Search code examples
pythonpandasglob

Read various files and write it to one Excel sheet using Python, Pandas


Doesnt matter what i do, id ont get it done that alle the data from the xhtml files will be written in one Excel sheet. It looks like, that Python llops through all my files in the folder but as output i only get the data from the last file. Help would be great!

#!/usr/bin/python3

# Import libaries
import pandas as pd
import openpyxl
from openpyxl import load_workbook
import glob
import time

#Path to folder
path_dir: str = r"C:\Users\Moench\Desktop\r2d2\EPUB\content1\*.xhtml"

#Read files
for filename in glob.glob(path_dir):

#Assign the table data to a Pandas dataframe 
        dfs = open(filename, 'r')
        dfs1 = pd.read_html(dfs)

#Read data                                                                                                         
        df2 = dfs1[0][['Unnamed: 0_level_0','Unnamed: 1_level_0','Unnamed: 2_level_0','Unnamed: 3_level_0','Unnamed: 4_level_0','Unnamed: 12_level_0','Unnamed: 13_level_0']]
 
#Print result (Looks like that it goes through all files in the folder)
#        print (df2)

# Write to existing Excel-Sheet
book = load_workbook('output.xlsx')
writer = pd.ExcelWriter('output.xlsx', engine='openpyxl') 
writer.book = book
ts = time.time()

df3 = df2.append(df2) 
writer.sheets = dict((ws.title, ws) for ws in book.worksheets)
df3.to_excel(writer, str(ts))
writer.save()

Solution

  • You are storing your data at each iteration in the same dataframe, rewriting it at each iteration, so you only have your last data (twice actually, because of df2.append(df2).
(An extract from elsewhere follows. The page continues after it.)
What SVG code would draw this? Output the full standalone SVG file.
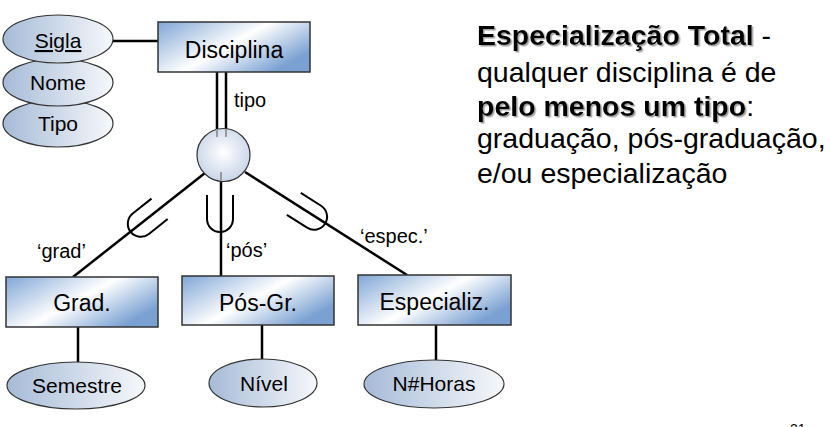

    Here is a slightly modified version, storing each dataframe in df_list, and using pd.concat on this list to create df3:

    #!/usr/bin/python3
    
    # Import libaries
    import pandas as pd
    import openpyxl
    from openpyxl import load_workbook
    import glob
    import time
    
    #Path to folder
    path_dir: str = r"C:\Users\Moench\Desktop\r2d2\EPUB\content1\*.xhtml"
    
    # Initiate list of dataframes
    df_list = list()
    
    #Read files
    for filename in glob.glob(path_dir):
    
    #Assign the table data to a Pandas dataframe 
            dfs = open(filename, 'r')
            dfs1 = pd.read_html(dfs)
    
    #Read data                                                                                                         
            df2 = dfs1[0][['Unnamed: 0_level_0','Unnamed: 1_level_0','Unnamed: 2_level_0','Unnamed: 3_level_0','Unnamed: 4_level_0','Unnamed: 12_level_0','Unnamed: 13_level_0']]
           
            df_list.append(df2)
     
    #Print result (Looks like that it goes through all files in the folder)
    #        print (df2)
    
    # Write to existing Excel-Sheet
    book = load_workbook('output.xlsx')
    writer = pd.ExcelWriter('output.xlsx', engine='openpyxl') 
    writer.book = book
    ts = time.time()
    
    # Concatenate all dataframes into one
    df3 = pd.concat(df_list, ignore_index=True) 
    
    writer.sheets = dict((ws.title, ws) for ws in book.worksheets)
    df3.to_excel(writer, str(ts))
    writer.save()